France has unveiled a $100 billion stimulus program, worth 4 percent of GDP over two years, to help its economy recover from the effects of COVID-19.
The money is split almost equally between support for businesses, investments in the green economy, and health and social programs. It comes on top of the €460 billion France has spent on exemptions from social charges, furlough subsidies and soft loans to keep businesses afloat.
France is counting on the EU to provide 40 percent of the money from its €750 billion recovery fund.
What’s in the plan?
- €20 billion in tax cuts for companies, particularly manufacturers, who now pay five times the value-added tax of their German competitors.

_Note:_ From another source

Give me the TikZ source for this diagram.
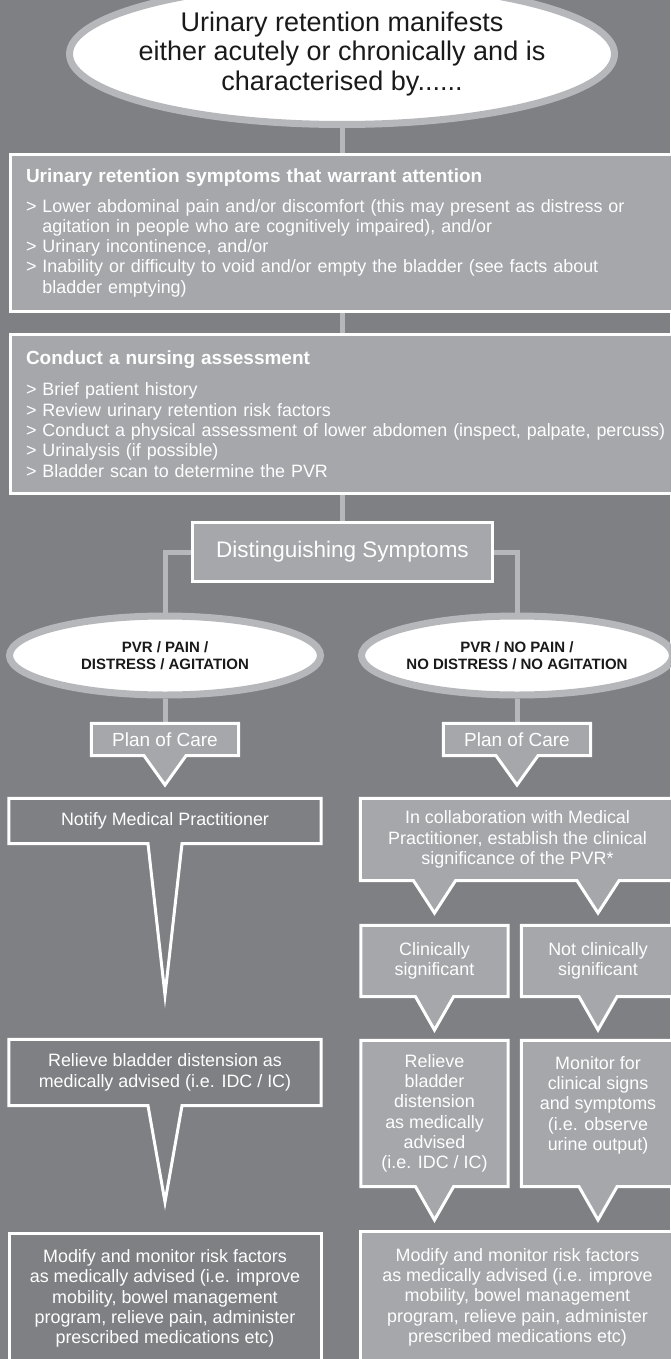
\documentclass[tikz,border=0pt]{standalone}
\usepackage{fontspec}
\setmainfont{Liberation Sans}
\usetikzlibrary{shapes.geometric, calc, backgrounds, positioning}

\definecolor{bggray}{HTML}{7F8084}
\definecolor{boxgray}{HTML}{A6A7AB}
\definecolor{ringgray}{HTML}{B6B7BA}
\definecolor{inkblack}{HTML}{1A1A1A}

\newcommand{\manifestfont}{\fontsize{27}{29.5}\selectfont}
\newcommand{\flowfont}{\fontsize{17.9}{20.3}\selectfont}
\newcommand{\ovalfont}{\fontsize{15}{17}\selectfont\bfseries}

% box outline with a pointer; #5 pushes the right side past the page edge
\newcommand{\speech}[5]{%
  \draw[#1] (#2.south west) -- (#2.north west) -- ($(#2.north east)+(#5,0)$)
    -- ($(#2.south east)+(#5,0)$)
    -- ($(#3 |- #2.south)+(#4,0)$) -- (#3) -- ($(#3 |- #2.south)+(-#4,0)$) -- cycle;}

\tikzset{
  oval/.style={ellipse, draw=ringgray, line width=7pt, fill=white, text=inkblack,
    align=center, inner xsep=-40pt, inner ysep=0pt},
  panel/.style={rectangle, draw=white, line width=3pt, fill=boxgray, text=white,
    inner sep=0pt},
  darkpanel/.style={panel, fill=bggray, align=center, font=\flowfont},
  bubbletext/.style={rectangle, inner sep=0pt, align=center, text=white, font=\flowfont},
  link/.style={draw=ringgray, line width=5pt},
  lightcall/.style={draw=white, line width=3pt, fill=boxgray},
  darkcall/.style={draw=white, line width=3pt, fill=bggray},
}

\begin{document}
\begin{tikzpicture}[x=1pt, y=-1pt]
  \useasboundingbox (0,0) rectangle (670,1359);

  % main column
  \node[oval, minimum width=545, minimum height=141, font=\manifestfont] (manifest) at (342,54)
    {Urinary retention manifests\\either acutely or chronically and is\\characterised by......};

  \node[panel, minimum width=669.5, minimum height=157, text width=638.5, align=left, font=\flowfont]
    (symptoms) at (345.25,233)
    {{\fontsize{19}{20.3}\selectfont\bfseries Urinary retention symptoms that warrant attention}\\[9pt]
     > Lower abdominal pain and/or discomfort (this may present as distress or\\
     \phantom{>} agitation in people who are cognitively impaired), and/or\\
     > Urinary incontinence, and/or\\
     > Inability or difficulty to void and/or empty the bladder (see facts about\\
     \phantom{>} bladder emptying)};

  \node[panel, minimum width=669.5, minimum height=159, text width=638.5, align=left, font=\flowfont]
    (assess) at (345.25,414)
    {{\fontsize{19}{20.3}\selectfont\bfseries Conduct a nursing assessment}\\[11pt]
     > Brief patient history\\
     > Review urinary retention risk factors\\
     \mbox{> Conduct a physical assessment of lower abdomen (inspect, palpate, percuss)}\\
     > Urinalysis (if possible)\\
     > Bladder scan to determine the PVR};

  \node[panel, minimum width=300, minimum height=59, font=\fontsize{22.5}{26}\selectfont]
    (distinguish) at (342.5,552) {Distinguishing Symptoms};

  \node[oval, minimum width=311, minimum height=79, font=\ovalfont] (pvrPain) at (165,655.5)
    {PVR / PAIN /\\DISTRESS / AGITATION};
  \node[oval, minimum width=311, minimum height=79, font=\ovalfont] (pvrNoPain) at (517,655.5)
    {PVR / NO PAIN /\\NO DISTRESS / NO AGITATION};

  % left column
  \node[bubbletext, minimum width=147, minimum height=32, font=\fontsize{19}{22}\selectfont]
    (planL) at (165,739.5) {Plan of Care};
  \node[bubbletext, minimum width=312, minimum height=45] (notify) at (165,821)
    {Notify Medical Practitioner};
  \node[bubbletext, minimum width=312, minimum height=66] (relieveL) at (165,1072.5)
    {Relieve bladder distension as\\medically advised (i.e. IDC / IC)};
  \node[darkpanel, anchor=north, minimum width=312, minimum height=147.5] (modifyL) at (165,1231.5)
    {Modify and monitor risk factors\\as medically advised (i.e. improve\\mobility, bowel management\\program, relieve pain, administer\\prescribed medications etc)\\ \mbox{}};

  % right column
  \node[bubbletext, minimum width=147, minimum height=32, font=\fontsize{19}{22}\selectfont]
    (planR) at (517,739.5) {Plan of Care};
  \node[bubbletext, minimum width=314, minimum height=82] (collab) at (517.5,839.5)
    {In collaboration with Medical\\Practitioner, establish the clinical\\significance of the PVR*};
  \node[bubbletext, minimum width=147, minimum height=71] (clin) at (434.5,961)
    {Clinically\\significant};
  \node[bubbletext, minimum width=153, minimum height=71] (notClin) at (598,961)
    {Not clinically\\significant};
  \node[bubbletext, minimum width=147, minimum height=146] (relieveR) at (434.5,1113.5)
    {Relieve\\bladder\\distension\\as medically\\advised\\(i.e. IDC / IC)};
  \node[bubbletext, minimum width=153, minimum height=146] (monitor) at (598,1113.5)
    {Monitor for\\clinical signs\\and symptoms\\(i.e. observe\\urine output)\\ \mbox{}};
  \node[bubbletext, anchor=north, minimum width=314, minimum height=147.5] (modifyR) at (517.5,1231.5)
    {Modify and monitor risk factors\\as medically advised (i.e. improve\\mobility, bowel management\\program, relieve pain, administer\\prescribed medications etc)\\ \mbox{}};

  % pointer tips
  \coordinate (tipPL) at (165,785);
  \coordinate (tipPR) at (517,785);
  \coordinate (tipN) at (165,995);
  \coordinate (tipRL) at (165,1202);
  \coordinate (tipCL) at (434.5,913);
  \coordinate (tipCR) at (598,913);
  \coordinate (tipK) at (434.5,1030);
  \coordinate (tipNK) at (598,1030);
  \coordinate (tipRR) at (434.5,1220);
  \coordinate (tipM) at (598,1220);

  \begin{scope}[on background layer]
    \fill[bggray] (0,0) rectangle (670,1359);

    \draw[link] (manifest.south) -- (symptoms.north -| manifest.south);
    \draw[link] (symptoms.south -| manifest.south) -- (assess.north -| manifest.south);
    \draw[link] (assess.south -| distinguish.north) -- (distinguish.north);
    \draw[link] (pvrPain.north) |- (distinguish.center) -| (pvrNoPain.north);
    \draw[link] (pvrPain.south) -- (planL.north);
    \draw[link] (pvrNoPain.south) -- (planR.north);

    \speech{lightcall}{planL}{tipPL}{21}{0}
    \speech{lightcall}{planR}{tipPR}{21}{0}
    \speech{darkcall}{notify}{tipN}{17}{0}
    \speech{darkcall}{relieveL}{tipRL}{17}{0}
    \speech{lightcall}{clin}{tipK}{19}{0}
    \speech{lightcall}{notClin}{tipNK}{19}{8}
    \speech{lightcall}{relieveR}{tipRR}{19}{0}
    \speech{lightcall}{monitor}{tipM}{19}{8}
    \draw[lightcall] (collab.south west) -- (collab.north west) -- ($(collab.north east)+(8,0)$)
      -- ($(collab.south east)+(8,0)$) -- ($(tipCR |- collab.south)+(21,0)$) -- (tipCR)
      -- ($(tipCR |- collab.south)+(-21,0)$) -- ($(tipCL |- collab.south)+(21,0)$)
      -- (tipCL) -- ($(tipCL |- collab.south)+(-21,0)$) -- cycle;
    \draw[lightcall] (modifyR.south west) -- (modifyR.north west)
      -- ($(modifyR.north east)+(8,0)$) -- ($(modifyR.south east)+(8,0)$) -- cycle;
  \end{scope}
\end{tikzpicture}
\end{document}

- €16.7 billion toward reducing youth unemployment, including bonuses for hiring young workers
- €11 billion for transportation, including €4.7 billion for rail.
- €7.6 billion for short-time work schemes and retraining.
- €6.8 billion in innovation subsidies.
- €6.1 billion in additional health spending.
- €6 billion to subsidize the insulation of homes.
- €2 billion in hydrogen subsidies.
- €1.2 billion toward reducing the carbon footprints of industries.
- €1.2 billion in farm subsidies.
- €1 billion in aid for industrial projects, including €600 million to help firms pay for relocating back to France.
- €100 billion in bonuses for hiring disabled workers.
The hope is to create 160,000 jobs next year.
Emmanuel Macron had staked his presidency on an avalanche of economic and social reforms, including:
- Abolishing the wealth tax.
- Allowing buses to compete with rail.
- Cutting agricultural subsidies.
- Easing regulations on small and medium-sized businesses.
- Ending automatic pay rises and early retirement at the state railway company.
- Harmonizing public- and private-sector pensions.
- Liberalizing labor law to make it easier for firms to hire and fire workers.
- Making dental services, eyeglasses and hearing aids free.
- Raising the compensation for workers who are fired for legitimate economic reasons.
- Raising welfare benefits and extending unemployment insurance to the self-employed.
Some of the reforms angered trade unions and the left. Others disappointed the right. Macron was counting on their effect to revive his approval rating, which reached a low of 30 percent last year and now hovers around 40 percent.
“I’m going to have to live for months with the people’s impatience,” he told Le Point in 2017.
Make that years.
Before the pandemic, all indicators pointed in the right direction. Business creation was up 60 percent since 2016. Apprenticeships were taking off. France had overtaken Germany and the United Kingdom as the top destination of foreign investment in Europe. Unemployment was at its lowest since the last economic crisis.
COVID has wiped out that progress. The Bank of France projects the economy will shrink 10 percent this year before growing 7 and 4 percent in 2021 and 2022, respectively.
Debt, already equal to economic output before the crisis, is set to rise to 120 percent of GDP.
Eying green voters
Although it was a fuel tax that gave Macron the biggest headache of his presidency, the Yellow Vests protests, and French greenhouse gas emissions are down, environmentally conscious voters in the major cities — who helped elect Macron in 2017 — are disappointed that he hasn’t done more about climate change.
A third of the stimulus program being set aside for the green economy should appeal to voters of the Green party, which did unexpectedly well in municipal elections earlier this year. Macron’s centrist alliance got just 12.5 percent support.
Macron’s party, which crushed the long-ruling Republicans and Socialists in 2017, is weak at the local level, but polls still put him in first place for the next presidential election, in 2022.